Cross multiply the numerator and denominator

$\dfrac{ (\sqrt{x} + \sqrt{a}) ^{2} - (\sqrt{x} - \sqrt{a})^{2} }{ (\sqrt{x} - \sqrt{a} )(\sqrt{x} + \sqrt{a})} = 2 \sqrt{3}$

$(A + B)^2 = A^2 + B^2 + 2 AB$

$(A - B)^2 = A^2 + B^2 - 2 AB$

$(A + B) (A - B) = A^2 - B^2$

$(\sqrt{x} + \sqrt{a}) ^{2} = ( { \sqrt{x} )}^{2} + ( { \sqrt{a} )}^{2} + 2 \sqrt{x} \sqrt{a}$

$(\sqrt{x} + \sqrt{a}) ^{2} =x + a+ 2 \sqrt{ax}$

$(\sqrt{x} - \sqrt{a}) ^{2} = ( { \sqrt{x} )}^{2} + ( { \sqrt{a} )}^{2} - 2 \sqrt{x} \sqrt{a}$

$(\sqrt{x} - \sqrt{a}) ^{2} =x + a - 2 \sqrt{ax}$

$(\sqrt{x} - \sqrt{a} )(\sqrt{x} + \sqrt{a}) = ( { \sqrt{x} )}^{2} - ( { \sqrt{a} )}^{2}$

$(\sqrt{x} - \sqrt{a} )(\sqrt{x} + \sqrt{a}) = x - a$

Substituting these values, we will get

$\dfrac{ x + a + 2 \sqrt{ax} - x - a + 2 \sqrt{ax} }{x - a} = 2 \sqrt{3}$

$\dfrac{ 4 \sqrt{ax} }{x - a} = 2 \sqrt{3}$

$2 \sqrt{ax}= \sqrt{3} (x - a)$

$\sqrt{3} (x - a) - 2 \sqrt{ax}= 0$

BY RATIONALIZING METHOD:

$\dfrac{ \sqrt{x} + \sqrt{a} }{ \sqrt{x} - \sqrt{a} } - \dfrac{ \sqrt{x} - \sqrt{a} }{ \sqrt{x} + \sqrt{a} } = 2 \sqrt{3}$

$Take \: \: \dfrac{ \sqrt{x} + \sqrt{a} }{ \sqrt{x} - \sqrt{a} }$

Multiply by √x + √a on both numerator and denominator.
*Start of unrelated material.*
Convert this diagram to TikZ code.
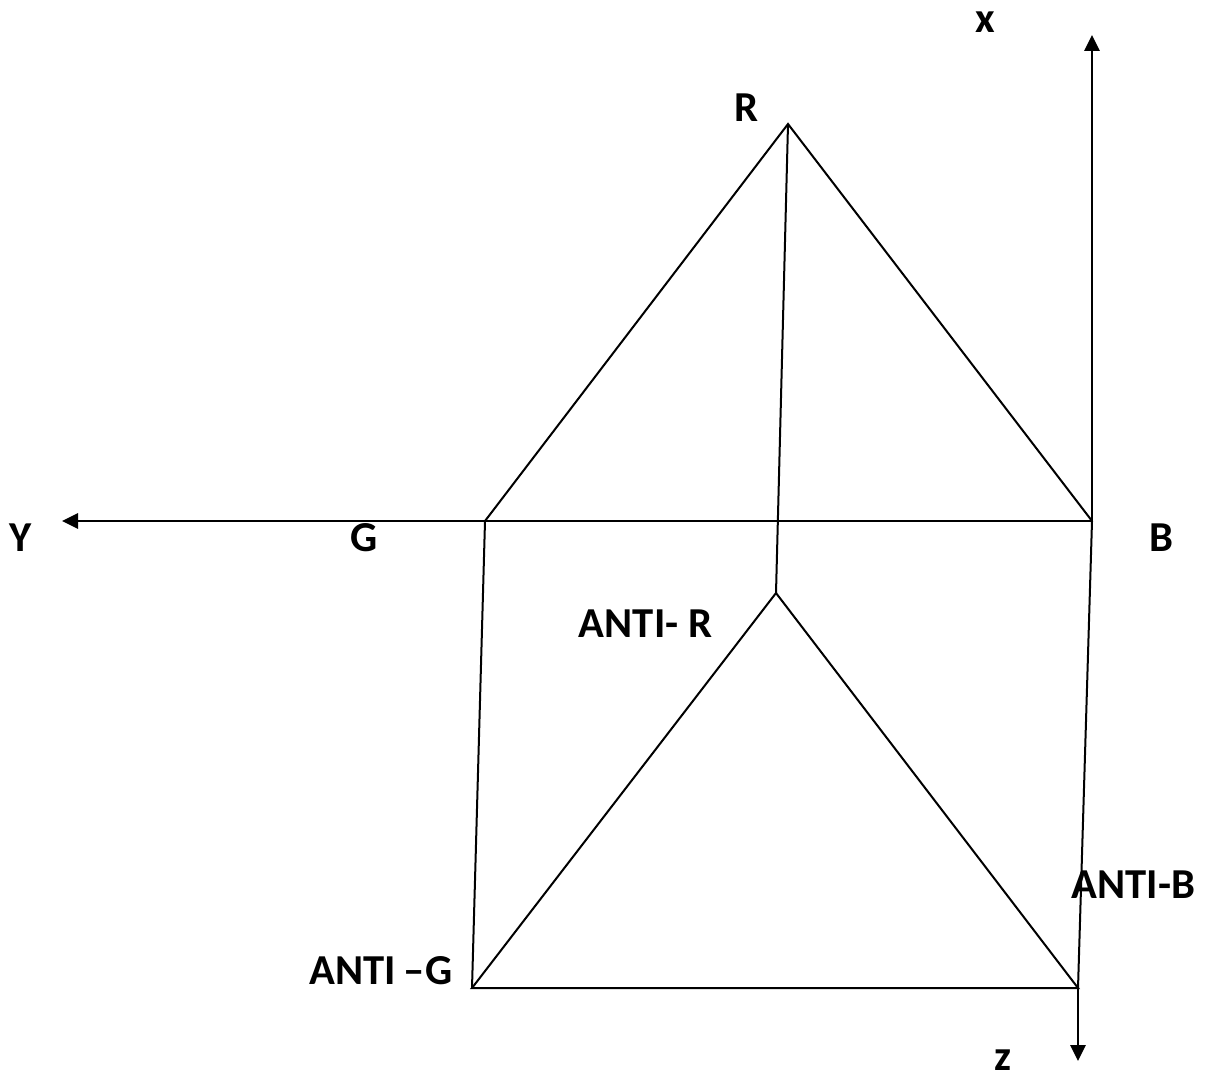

$\dfrac{ \sqrt{x} + \sqrt{a} }{ \sqrt{x} - \sqrt{a} } \times \dfrac{ \sqrt{x} + \sqrt{a} }{ \sqrt{x} + \sqrt{a} }$

$\dfrac{ (\sqrt{x} + \sqrt{a}) ^{2} }{ (\sqrt{x})^{2} - (\sqrt{a}) ^{2} }$

$\dfrac{ ( { \sqrt{x} )}^{2} + ( { \sqrt{a} )}^{2} + 2 \sqrt{x} \sqrt{a} }{ x - a }$

$\dfrac{x + a + 2 \sqrt{xa} }{ x - a }$

$Take \: \: - \dfrac{ \sqrt{x} - \sqrt{a} }{ \sqrt{x} + \sqrt{a} }$

Multiply by √x - √a on both numerator and denominator.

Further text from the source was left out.